I then suggested he go use the bathroom. You probably can guess what happened next…the tooth fairy DID show up while my son was in the bathroom. Wow, that tooth fairy is not only smooth but so fast I did not even see her. After many interrogating questions from my son on how this could be possible, he finally accepted the explanation and happily put the treasure in his bank.
This brings me to sloppy save number 2. Sean lost his 3rd tooth last night, on the 4th of July. We had just returned from a day at the ocean. The tooth had been threatening to fall out for a couple months. Last night, while eating dinner at a restaurant down at the beach it got to the point where it was literally only hanging on by a thread. Sean worked on it and worked on it as we drove home and moments before going to bed, his work paid off. Tooth # 3 was out… and ready for the smooth Tooth Fairy.
We put his tooth in a zip lock bag and placed it under his pillow. My son went to bed feeling pretty darn satisfied. I was pretty satisfied too…he looked so cute with a missing top tooth! Later that evening, I went to bed, once again forgetting that my job was not finished. Fortunately, I woke up in a tooth fairy sweat at 5:10 this morning and jumped out of bed.
My concerned husband asked me what was wrong.
“I forgot Sean’s tooth!”
I quickly grabbed some coins and ran down stairs. As quietly as I could, I snuck into his room.
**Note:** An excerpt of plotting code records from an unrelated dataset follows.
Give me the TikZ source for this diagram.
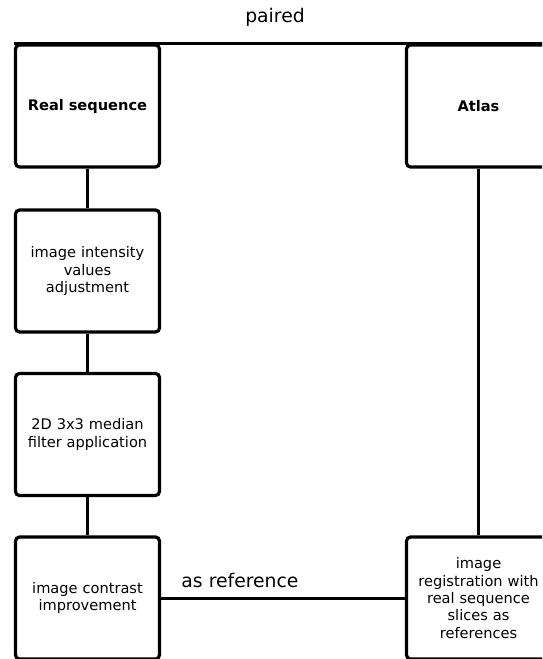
\documentclass[tikz,border=0pt]{standalone}
\usepackage{fontspec}
\setmainfont{DejaVu Sans}
\begin{document}
\begin{tikzpicture}[x=1pt,y=-1pt,
  stepbox/.style={draw, line width=3.2pt, rounded corners=4pt, fill=white,
    minimum width=144pt, minimum height=122pt, inner sep=2pt,
    align=center, font=\fontsize{14.6}{17.4}\selectfont, text width=140pt},
  link/.style={line width=3pt},
  tag/.style={font=\fontsize{18.8}{20}\selectfont, inner sep=0pt}]
\useasboundingbox (0,0) rectangle (542,659);
\clip (0,0) rectangle (542,659);

% processing chain of the real sequence
\node[stepbox] (rs)  at (87.5,106) {\bfseries Real sequence};
\node[stepbox] (adj) at (87.5,271) {image intensity\\values\\adjustment};
\node[stepbox] (med) at (87.5,434.5) {2D 3x3 median\\filter application};
\node[stepbox] (con) at (87.5,598) {image contrast\\improvement};

% atlas branch
\node[stepbox] (atlas) at (478.5,106) {\bfseries Atlas};
\node[stepbox] (reg)   at (478.5,598) {image\\registration with\\real sequence\\slices as\\references};

% connectors
\draw[link] (rs.north west) -- (atlas.north east);
\node[tag] (paired) at (275,17) {paired};
\draw[link] (rs) -- (adj);
\draw[link] (adj) -- (med);
\draw[link] (med) -- (con);
\draw[link] (atlas) -- (reg);
\draw[link] (con) -- (reg);
\node[tag] (asref) at (240,580) {as reference};
\end{tikzpicture}
\end{document}
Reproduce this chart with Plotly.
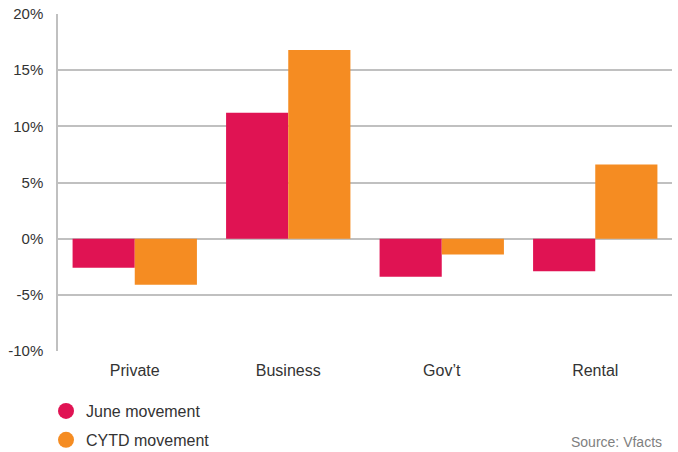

Just as my hand reached his pillow he groggily awoke.
“Mom, what’s wrong…what are you doing here?”
I smoothly distracted him by telling him I was just checking on him and wondered if he needed to go to the bathroom. Just like that, my hand moved carefully under his pillow and the switch was done, just in time too. Sean did not answer my question but quickly sat up in bed…remembering.
He slid his hand under his pillow and, lo and behold, four shiny quarters were there to meet his fingers.
(The Tooth Fairy must have been feeling a little guilty, cause she usually only leaves fifty cents.)
I am convinced that Tooth Fairy parenting classes would have prevented such sloppy and reckless tooth/treasure exchange. Fortunately, I have 17 more chances to redeem myself.